KMEE
- Thermal, California; United States;
- Broadcast area: Coachella Valley
- Frequency: 92.1 MHz
- Branding: 92.1 MeTV FM

Programming
- Language: English
- Format: Oldies

Ownership
- Owner: WKW Broadcasting
- Operator: KGAY PSP
- Sister stations: KFSQ, KXCM

History
- First air date: November 2, 1995
- Former call signs: KHWX (1993–1994, CP); KKJT (1994–1999); KDHI (1999–2004); KQCM (2004–2011); KKCM (2011–2024); KGAY-FM (2024–2025);
- Call sign meaning: "MeTV FM"

Technical information
- Licensing authority: FCC
- Facility ID: 16771
- Class: A
- ERP: 1,300 watts
- HAAT: 215 meters (705 watts)
- Transmitter coordinates: 33°39′18″N 115°59′13″W﻿ / ﻿33.65500°N 115.98694°W

Links
- Public license information: Public file; LMS;
- Website: 921metvfm.com

= KMEE (FM) =

KMEE (92.1 FM, "MeTV FM") is a radio station licensed to Thermal, California. Owned by WKW Broadcasting and operated by KGAY PSP, it broadcasts an oldies format serving the Coachella Valley.

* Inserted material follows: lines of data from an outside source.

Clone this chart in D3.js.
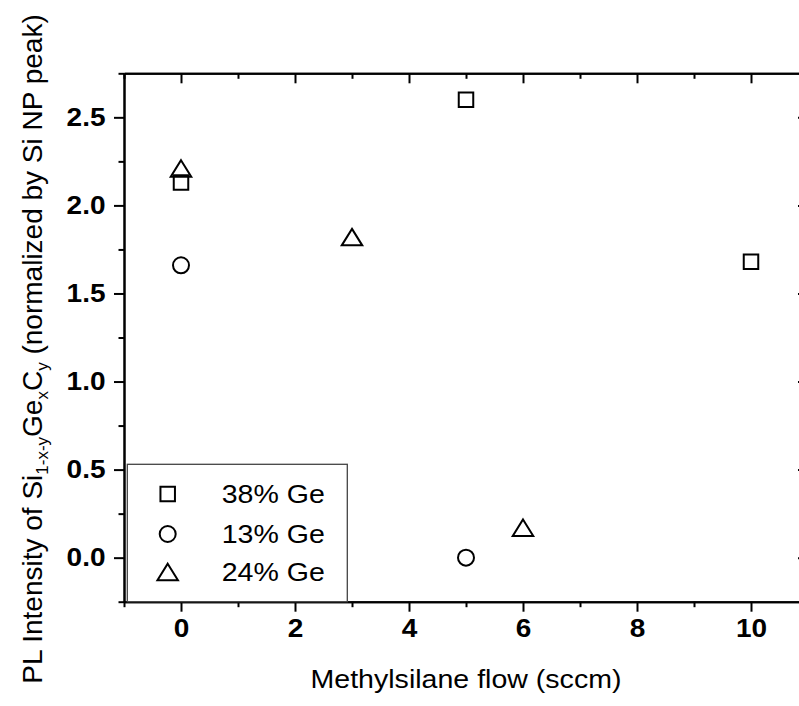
<!DOCTYPE html>
<html>
<head>
<meta charset="utf-8">
<script src="https://cdn.jsdelivr.net/npm/d3@7"></script>
<style>
  body { margin: 0; background: #fff; }
  text { font-family: Arial, "Liberation Sans", sans-serif; }
</style>
</head>
<body>
<div class="vis"></div>
<script>
// data
const flow38 = [0, 5, 10];
const pl38 = [2.13, 2.6, 1.68];
const flow13 = [0, 5];
const pl13 = [1.66, 0.0];
const flow24 = [0, 3, 6];
const pl24 = [2.21, 1.82, 0.17];
const seriesNames = ["38% Ge", "13% Ge", "24% Ge"];
const xTicks = [0, 2, 4, 6, 8, 10];
const yTicks = [0, 0.5, 1.0, 1.5, 2.0, 2.5];

const W = 799, H = 706;
const stretch = 1.12; // text looks a bit wide in the original

const svg = d3.select(".vis").append("svg")
    .attr("width", W)
    .attr("height", H);

const x = d3.scaleLinear().domain([-1, 11]).range([124, 808]);
const y = d3.scaleLinear().domain([-0.25, 2.75]).range([601.7, 73.3]);

// minor ticks first
const xMinor = d3.range(-1, 12, 1).filter(v => xTicks.indexOf(v) < 0);
const yMinor = d3.range(-0.25, 2.76, 0.25).filter(v => !yTicks.some(t => Math.abs(t - v) < 1e-6));

function styleAxis(g) {
    g.select(".domain").attr("stroke", "#000").attr("stroke-width", 2);
    g.selectAll(".tick line").attr("stroke", "#000").attr("stroke-width", 2);
}

// bottom
svg.append("g").attr("transform", "translate(0," + y.range()[0] + ")")
    .call(d3.axisBottom(x).tickValues(xMinor).tickSize(5.5).tickFormat("").tickSizeOuter(0))
    .call(styleAxis);
const gx = svg.append("g").attr("transform", "translate(0," + y.range()[0] + ")")
    .call(d3.axisBottom(x).tickValues(xTicks).tickSize(10).tickPadding(8).tickSizeOuter(0))
    .call(styleAxis);
gx.selectAll(".tick text")
    .attr("fill", "#000")
    .style("font-size", "25px")
    .style("font-weight", "bold")
    .attr("transform", "scale(" + stretch + ",1)");

// left
svg.append("g").attr("transform", "translate(" + x.range()[0] + ",0)")
    .call(d3.axisLeft(y).tickValues(yMinor).tickSize(5.5).tickFormat("").tickSizeOuter(0))
    .call(styleAxis);
const gy = svg.append("g").attr("transform", "translate(" + x.range()[0] + ",0)")
    .call(d3.axisLeft(y).tickValues(yTicks).tickSize(10).tickPadding(8).tickFormat(d3.format(".1f")).tickSizeOuter(0))
    .call(styleAxis);
gy.selectAll(".tick text")
    .attr("fill", "#000")
    .style("font-size", "25px")
    .style("font-weight", "bold")
    .attr("x", -18.5 / stretch)
    .attr("transform", "scale(" + stretch + ",1)");

// top (ticks pointing down into the plot)
svg.append("g").attr("transform", "translate(0," + y.range()[1] + ")")
    .call(d3.axisBottom(x).tickValues(xMinor).tickSize(5.5).tickFormat("").tickSizeOuter(0))
    .call(styleAxis);
svg.append("g").attr("transform", "translate(0," + y.range()[1] + ")")
    .call(d3.axisBottom(x).tickValues(xTicks).tickSize(10).tickFormat("").tickSizeOuter(0))
    .call(styleAxis);

// right (ticks pointing left into the plot)
svg.append("g").attr("transform", "translate(" + x.range()[1] + ",0)")
    .call(d3.axisLeft(y).tickValues(yMinor).tickSize(5.5).tickFormat("").tickSizeOuter(0))
    .call(styleAxis);
svg.append("g").attr("transform", "translate(" + x.range()[1] + ",0)")
    .call(d3.axisLeft(y).tickValues(yTicks).tickSize(10).tickFormat("").tickSizeOuter(0))
    .call(styleAxis);

// axis titles
svg.append("text")
    .attr("x", 0).attr("y", 0)
    .attr("transform", "translate(" + (x.range()[0] + x.range()[1]) / 2 + ",688) scale(" + stretch + ",1)")
    .attr("text-anchor", "middle")
    .style("font-size", "25.5px")
    .text("Methylsilane flow (sccm)");

const yTitle = svg.append("text")
    .attr("transform", "translate(42,349) rotate(-90)")
    .attr("text-anchor", "middle")
    .style("font-size", "28px");
yTitle.append("tspan").text("PL Intensity of Si");
yTitle.append("tspan").attr("dy", 6).style("font-size", "17px").text("1-x-y");
yTitle.append("tspan").attr("dy", -6).text("Ge");
yTitle.append("tspan").attr("dy", 6).style("font-size", "17px").text("x");
yTitle.append("tspan").attr("dy", -6).text("C");
yTitle.append("tspan").attr("dy", 6).style("font-size", "17px").text("y");
yTitle.append("tspan").attr("dy", -6).text(" (normalized by Si NP peak)");

// marker shapes
function squarePath(s) {
    const h = s / 2;
    return "M" + (-h) + "," + (-h) + "H" + h + "V" + h + "H" + (-h) + "Z";
}
function trianglePath(w, hgt) {
    return "M0," + (-hgt / 2) + "L" + (w / 2) + "," + (hgt / 2) + "L" + (-w / 2) + "," + (hgt / 2) + "Z";
}
const shapes = [
    () => squarePath(14.5),
    () => d3.symbol().type(d3.symbolCircle).size(Math.PI * 8 * 8)(),
    () => trianglePath(20.5, 16.5)
];

const series = [
    { name: seriesNames[0], xs: flow38, ys: pl38, shape: shapes[0] },
    { name: seriesNames[1], xs: flow13, ys: pl13, shape: shapes[1] },
    { name: seriesNames[2], xs: flow24, ys: pl24, shape: shapes[2] }
];

series.forEach(function(s) {
    svg.append("g")
        .selectAll("path")
        .data(s.xs.map((v, i) => [v, s.ys[i]]))
        .enter()
        .append("path")
        .attr("d", s.shape())
        .attr("transform", d => "translate(" + x(d[0]) + "," + y(d[1]) + ")")
        .attr("fill", "none")
        .attr("stroke", "#000")
        .attr("stroke-width", 2);
});

// legend
const leg = svg.append("g");
leg.append("rect")
    .attr("x", 127.3).attr("y", 464.3)
    .attr("width", 220).attr("height", 137.4)
    .attr("fill", "#fff")
    .attr("stroke", "#444")
    .attr("stroke-width", 1.3);
const rowY = [494, 534, 572];
series.forEach(function(s, i) {
    leg.append("path")
        .attr("d", s.shape())
        .attr("transform", "translate(167.7," + rowY[i] + ")")
        .attr("fill", "none")
        .attr("stroke", "#000")
        .attr("stroke-width", 2);
    leg.append("text")
        .attr("transform", "translate(221.7," + (rowY[i] + 9) + ") scale(" + stretch + ",1)")
        .style("font-size", "25.5px")
        .text(s.name);
});
</script>
</body>
</html>
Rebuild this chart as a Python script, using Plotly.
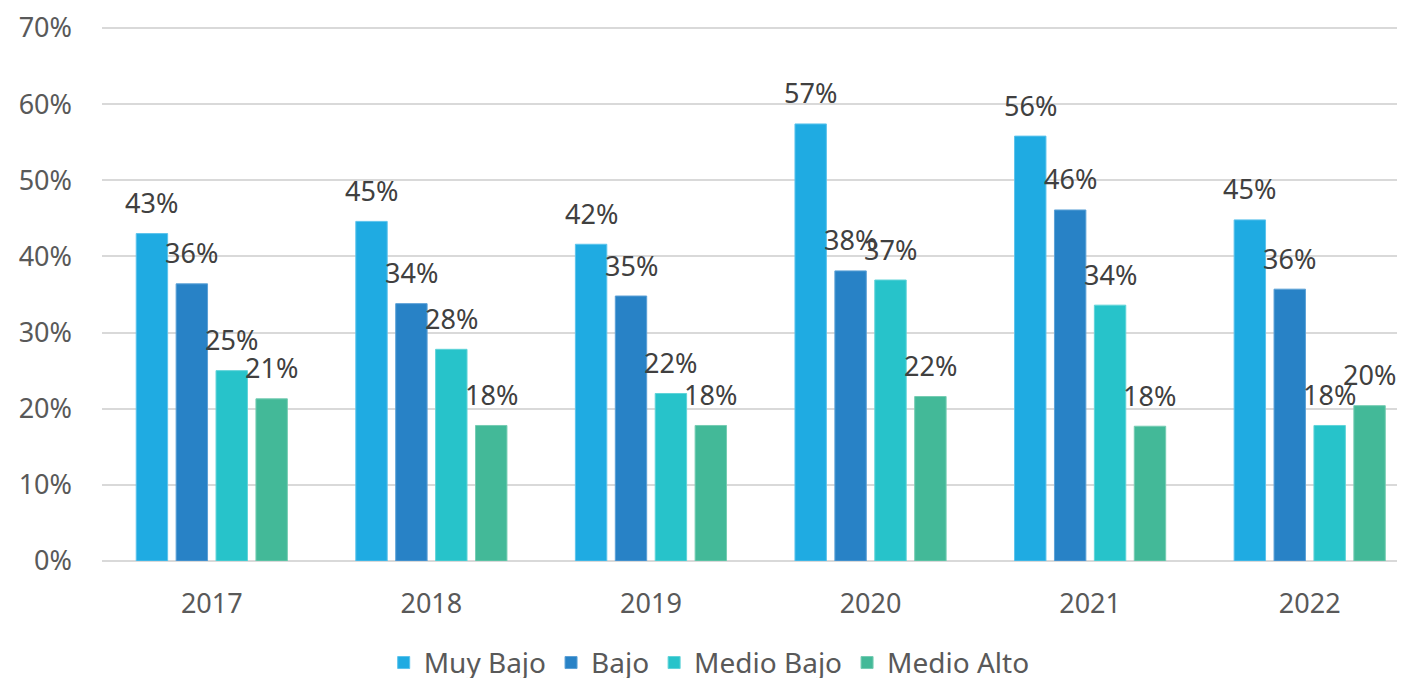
import plotly.graph_objects as go

years = ["2017", "2018", "2019", "2020", "2021", "2022"]
series_names = ["Muy Bajo", "Bajo", "Medio Bajo", "Medio Alto"]
muy_bajo = [43.0, 44.6, 41.6, 57.4, 55.8, 44.8]
bajo = [36.4, 33.8, 34.8, 38.1, 46.1, 35.7]
medio_bajo = [25.0, 27.8, 22.0, 36.9, 33.6, 17.8]
medio_alto = [21.3, 17.8, 17.8, 21.6, 17.7, 20.4]
y_ticks = [0, 10, 20, 30, 40, 50, 60, 70]

series_values = [muy_bajo, bajo, medio_bajo, medio_alto]
colors = ["#1FABE2", "#2882C6", "#27C3CA", "#43B998"]
edge_colors = ["#5CC3EC", "#5CA1D6", "#5FD3D8", "#75CCB2"]

FONT = "Noto Sans"
BARGAP = 0.273
GROUPGAP = 0.213
n = len(series_names)
slot = (1 - BARGAP) / n

fig = go.Figure()
for i, (name, vals) in enumerate(zip(series_names, series_values)):
    fig.add_trace(go.Bar(
        name=name,
        x=list(range(len(years))),
        y=[v / 100 for v in vals],
        marker=dict(color=colors[i], line=dict(color=edge_colors[i], width=1)),
        hoverinfo="skip",
    ))
    for j, v in enumerate(vals):
        fig.add_annotation(
            x=j + (i - (n - 1) / 2) * slot,
            y=v / 100,
            xref="x", yref="y",
            text=f"{v:.0f}%",
            showarrow=False,
            yanchor="middle",
            yshift=31,
            font=dict(family=FONT, size=27, color="#404040"),
        )

fig.update_layout(
    width=1397, height=670,
    margin=dict(l=94, r=0, t=17, b=117, autoexpand=False),
    paper_bgcolor="white",
    plot_bgcolor="white",
    barmode="group",
    bargap=BARGAP,
    bargroupgap=GROUPGAP,
    font=dict(family=FONT, size=27, color="#595959"),
    showlegend=True,
    legend=dict(
        orientation="h",
        x=0.466, xanchor="center",
        y=-0.19, yanchor="middle",
        font=dict(family=FONT, size=28, color="#595959"),
        itemclick=False,
    ),
    xaxis=dict(
        tickmode="array",
        tickvals=list(range(len(years))),
        ticktext=years,
        range=[-0.5, 5.434],
        automargin=False,
        showgrid=False,
        showline=False,
        zeroline=False,
        ticks="",
        ticklabelstandoff=24,
        tickfont=dict(family=FONT, size=27, color="#595959"),
    ),
    yaxis=dict(
        range=[0, 0.70394],
        automargin=False,
        tickvals=[t / 100 for t in y_ticks],
        tickformat=".0%",
        showgrid=True,
        gridcolor="#D9D9D9",
        gridwidth=2,
        zeroline=True,
        zerolinecolor="#D9D9D9",
        zerolinewidth=2,
        showline=False,
        ticks="",
        ticklabelstandoff=29,
        tickfont=dict(family=FONT, size=27, color="#595959"),
    ),
)

fig.write_html("out.html")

KMEE is a Class A station with an effective radiated power (ERP) of 1,300 watts, using a directional antenna. The station's transmitter is south of Interstate 10 in Cactus City.

==History==
The station signed on the air on November 2, 1995. While it was still unbuilt, the station's call sign was KHWX, and went on the air as KKJT. In 1999, it became KDHI, then KQCM, then KKCM.

On March 4, 2024, after being sold to WKW Broadcasting, the station was taken over by KGAY PSP, and flipped from country music to an FM simulcast of AM station 1270 KGAY in Thousand Palms as KGAY-FM, giving it improved coverage in the eastern Coachella Valley. In April 2025, the station became the KGAY format's main signal, after 1270 flipped back to sports radio as KFSQ; the station would also be fed to an HD Radio subchannel of new sister station KMEE, as well the analog translator 106.5 K293CL in Thousand Palms, to achieve full market coverage.

On December 25, 2025, KGAY began to transition to KMEE's full market signal, with the KMEE calls moving to 92.1 and both stations performing an interim simulcast. On January 1, 2026, K293CL switched to an adult contemporary format as "Sunny 106.5."

On August 3, 2026, KMEE began carrying MeTV FM's oldies format. The format previously aired on KGAY from March 2023 to December 2025.